Graeme Deacon was on the M67 near Hyde, Manchester, when he saw the accident on the opposite carriageway. He crossed over and helped the driver to safety. Then a second car drove into the back of the first and caught fire. Mr Deacon helped to free the young driver. Police arrived and offered to drive him to his vehicle. But Mr Deacon said: “The carriageway was empty. I could have crawled across on my hands and knees. There was absolutely no risk. A police officer said, ‘You’ll wait as long as it takes, whether it’s five minutes or two hours. You’ll stay there.’ I went to walk off and three of them pushed me face down in the gravel, hit the back of my legs with a baton and handcuffed me. One said, ‘Shut up or I’ll spray you with CS gas’.”

 

3 thoughts on “Dixon of Dock Green It Ain\’t”
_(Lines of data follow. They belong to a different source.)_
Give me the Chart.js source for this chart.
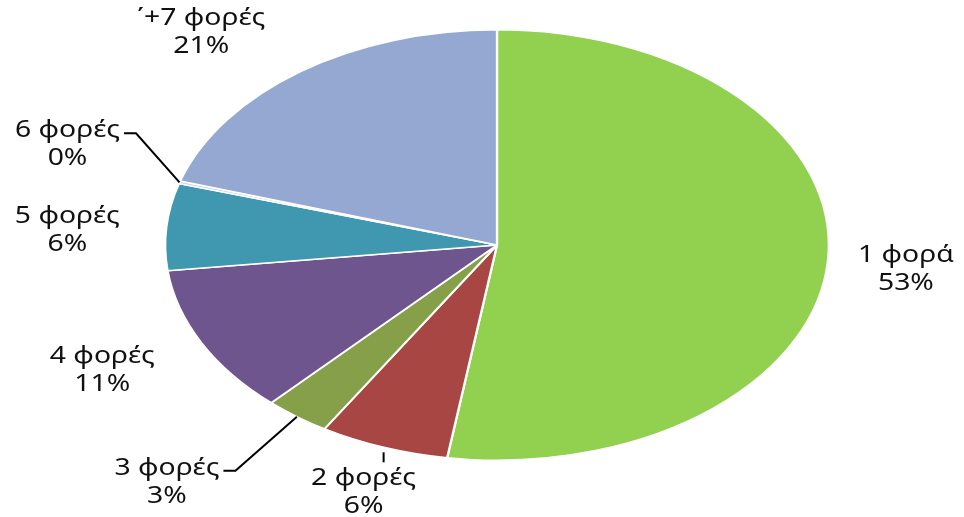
<!DOCTYPE html>
<html>
<head>
<meta charset="utf-8">
<script src="https://cdn.jsdelivr.net/npm/chart.js@4"></script>
<style>
  html, body { margin: 0; padding: 0; background: #fff; }
  #wrap { width: 964px; height: 517px; }
</style>
</head>
<body>
<div id="wrap"><canvas id="pieChart" width="964" height="517"></canvas></div>
<script>
// data
const categories = ['1 φορά', '2 φορές', '3 φορές', '4 φορές', '5 φορές', '6 φορές', '΄+7 φορές'];
const values = [52.4, 6.3, 3.2, 11.2, 6.5, 0.2, 20.2];
const pctLabels = ['53%', '6%', '3%', '11%', '6%', '0%', '21%'];
const colors = ['#92D050', '#A84644', '#86A04A', '#6F558E', '#3F98B0', '#C9D6EE', '#94A8D2'];

// label placement relative to the slice edge (layout only)
const labelOffset = [[78, 8], [-20, 45], [-130, 65], [-99, 27], [-99, 3], [-112, -38], [-99, -40]];
const leader = [null, 'tick', 'elbow', null, null, 'elbow', null];

const stretchX = 333 / 216;
const textStretch = 1.18;
const font = '24px "Noto Sans", "Open Sans", sans-serif';

const ellipsePlugin = {
    id: 'ellipse',
    beforeDatasetsDraw(chart) {
        const a = chart.getDatasetMeta(0).data[0];
        const ctx = chart.ctx;
        ctx.save();
        ctx.translate(a.x, a.y);
        ctx.scale(stretchX, 1);
        ctx.translate(-a.x, -a.y);
    },
    afterDatasetsDraw(chart) {
        chart.ctx.restore();
    }
};

function drawText(ctx, txt, x, y) {
    ctx.save();
    ctx.translate(x, y);
    ctx.scale(textStretch, 1);
    ctx.fillText(txt, 0, 0);
    ctx.restore();
}

const labelPlugin = {
    id: 'pieLabels',
    afterDraw(chart) {
        const ctx = chart.ctx;
        ctx.save();
        ctx.font = font;
        ctx.fillStyle = '#111';
        ctx.textAlign = 'center';
        ctx.textBaseline = 'middle';
        chart.getDatasetMeta(0).data.forEach((el, i) => {
            const mid = (el.startAngle + el.endAngle) / 2;
            const ax = el.x + Math.cos(mid) * el.outerRadius * stretchX;
            const ay = el.y + Math.sin(mid) * el.outerRadius;
            const cx = ax + labelOffset[i][0];
            const cy = ay + labelOffset[i][1];
            const y1 = cy - 14, y2 = cy + 14;
            drawText(ctx, categories[i], cx, y1);
            drawText(ctx, pctLabels[i], cx, y2);

            ctx.strokeStyle = '#000';
            ctx.lineWidth = 2;
            if (leader[i] === 'elbow') {
                const w = ctx.measureText(categories[i]).width * textStretch;
                const ex = cx + w / 2 + 4;
                ctx.beginPath();
                ctx.moveTo(ex, y1 + 3);
                ctx.lineTo(ex + 12, y1 + 3);
                ctx.lineTo(ax, ay);
                ctx.stroke();
            } else if (leader[i] === 'tick') {
                ctx.beginPath();
                ctx.moveTo(ax, ay + 5);
                ctx.lineTo(ax, ay + 15);
                ctx.stroke();
            }
        });
        ctx.restore();
    }
};

new Chart(document.getElementById('pieChart'), {
    type: 'pie',
    data: {
        labels: categories,
        datasets: [{
            data: values,
            backgroundColor: colors,
            borderColor: '#ffffff',
            borderWidth: 1.5
        }]
    },
    options: {
        responsive: false,
        animation: false,
        layout: { padding: { top: 29, bottom: 56, left: 281, right: 251 } },
        plugins: {
            legend: { display: false },
            tooltip: { enabled: false }
        }
    },
    plugins: [ellipsePlugin, labelPlugin]
});
</script>
</body>
</html>
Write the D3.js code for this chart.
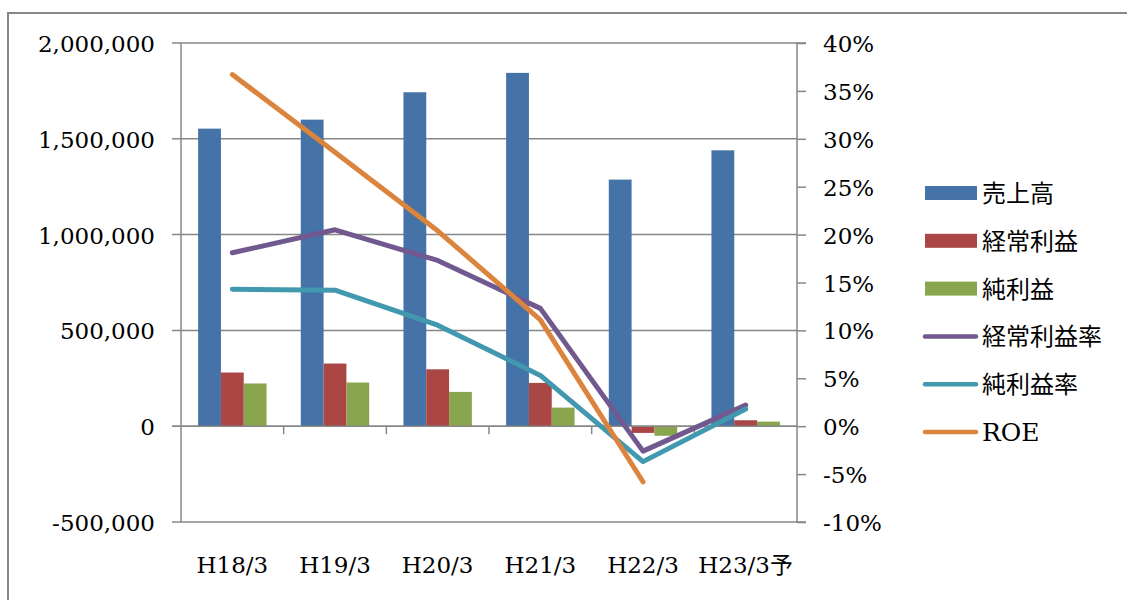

  1. Tim, Tim…….. this was another successful detection of a major crime. Mr Deacon failed to obey a lawful police order and so evidently deserved to be beaten, threatened with gas, arrested, and treated with contempt. Really……. there must be standards, you know. And Manchester Police have another tick for solving the crime he committed. Perhaps improving performance against target requires citizens to make sacrifices now and again? 🙂

    The Police have something to learn from the high-street Banks’ experience; if you neglect, or shit, on your customers long enough and often enough, they’ll learn to distrust and despise you. Which is how many sections of the community feel about the Police, of course. A shame. Whatever happened to a simple “thank you”?

  2. My brother was threatened with CS gas when he and his mates were standing in a hallway. I’m certain they were being obnoxious and rowdy but the lack of a middle-ground approach speaks volumes about modern policing. The clearest example was those Fathers4justice campaigners scaling Buckingham palace. The options the police advanced were talking them down or shooting them. As if there were no alternatives to doing fuck-all and going-all-out.

  3. Had Mr Deacon been a mourner at a Liverpool gangsters funeral, the police would, of course, have kept a respectful distance.